Market makers are financial firms that provide liquidity by constantly being ready to buy or sell stocks. They quote both buy (bid) and sell (ask) prices, and their profit comes from the small difference between these prices—called the bid-ask spread.
Market makers use the spread to their advantage. If you place a market order (to buy or sell immediately), the market maker may buy the stock from someone else at a lower price and sell it to you at a higher price, pocketing the difference. Similarly, for limit orders, they may buy the stock below your target price and sell it to you at the price you’ve set.
How Payment for Order Flow (PFOF) Works?
When you place an order with your broker, it doesn’t always go directly to a stock exchange like the NYSE or Nasdaq. Instead, the broker often routes the order to a market maker first. In exchange for this order flow, the market maker pays the broker a small fee—this is PFOF.
For example, if you buy 100 shares of stock, your broker might route the order to a market maker, who pays them a small amount (fractions of a penny per share). Once the market maker executes the trade, it’s sent to the exchange to finalize the transaction.
The Role of Exchange Fees:
While brokers and market makers earn through PFOF and spreads, stock exchanges (like NYSE and Nasdaq) charge exchange fees for executing the trades. Although you’re not paying a commission to the broker, investors still pay fractions of a penny in exchange fees, which the broker collects and passes on to the exchange.
How Your Orders Work (Market vs. Limit Orders)?
Market Orders A market order tells the broker to buy or sell immediately at the current price. When you place a market order, the broker sends it to a market maker, who fills the order at the best available price. The market maker may buy the stock at a lower price and sell it to you at a slightly higher price, keeping the difference (the spread) as profit. They then pay your broker a PFOF fee for routing the order to them.
Limit Orders A limit order allows you to specify the price you’re willing to pay for a stock (if buying) or the minimum you’ll accept (if selling). For instance, if you place a limit order to buy at $50, the market maker might buy the stock at $49.90 and sell it to you at $50, profiting from the $0.10 spread. Even with limit orders, the market maker pays your broker a PFOF fee for handling the order.
How Brokers Make Money Without Commissions?

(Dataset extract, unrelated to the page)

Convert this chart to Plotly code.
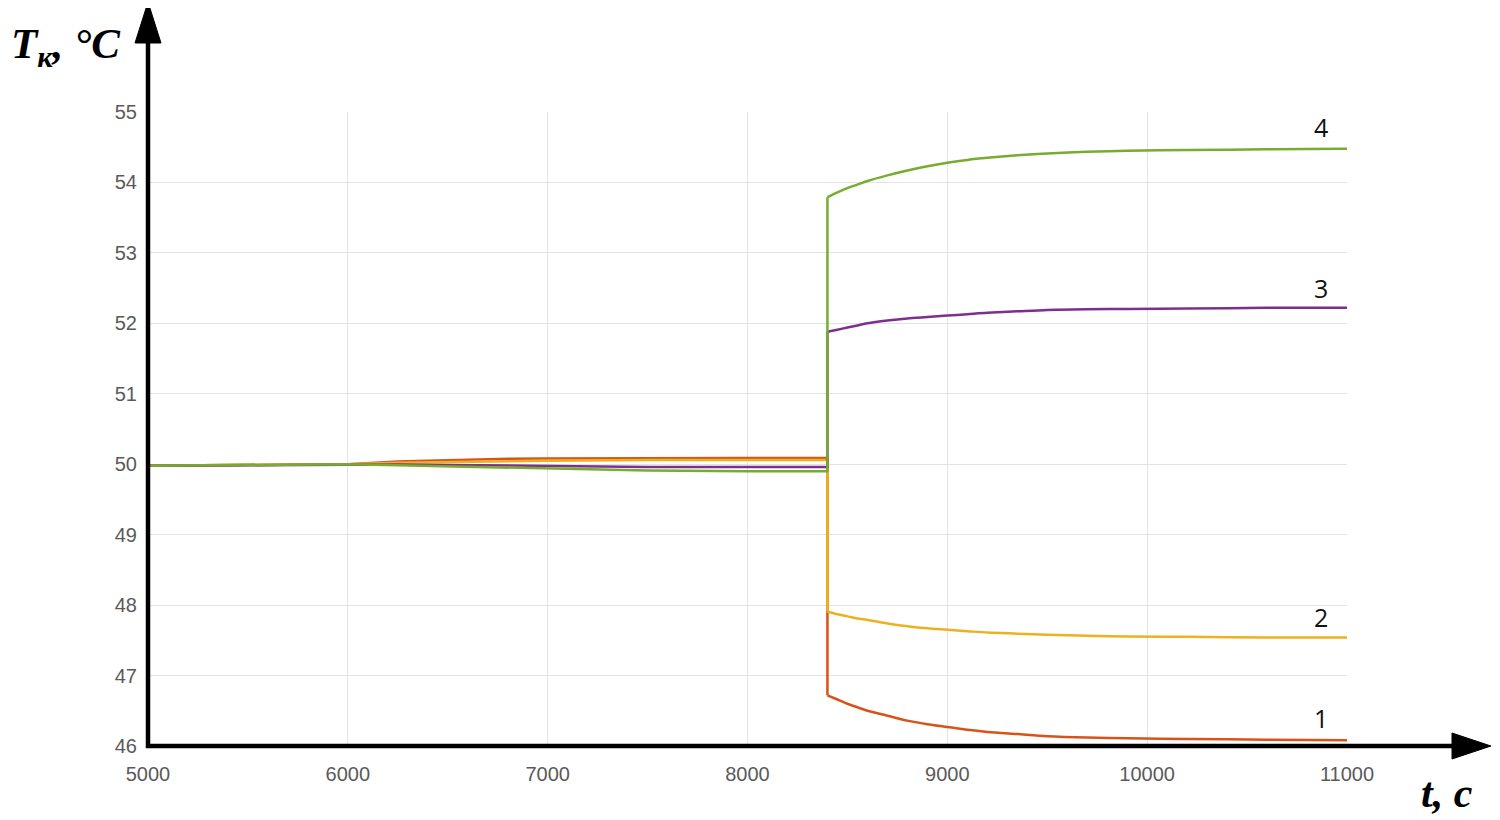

PFOF allows brokers to make money from market makers, while investors still cover exchange fees (fractions of a penny per trade) when the order is executed at the exchange. Market makers profit from the spread by buying low and selling at the price you’ve set, and they share a small part of that profit with your broker. This system lets brokers offer you commission-free trading, while market makers and exchanges still earn their share.
Conclusion
Even though brokers like Schwab and IBKR don’t charge commissions, they still make money through PFOF. By routing your orders to market makers, brokers earn small fees, while the market makers profit from buying low and selling at the price you’re willing to pay. While you’re not paying a direct commission, there are still exchange fees involved in each trade. Ultimately, your order is finalized at an exchange like NYSE or Nasdaq, ensuring that all parties—including brokers, market makers, and exchanges—benefit from the transaction, even when it’s commission-free for you.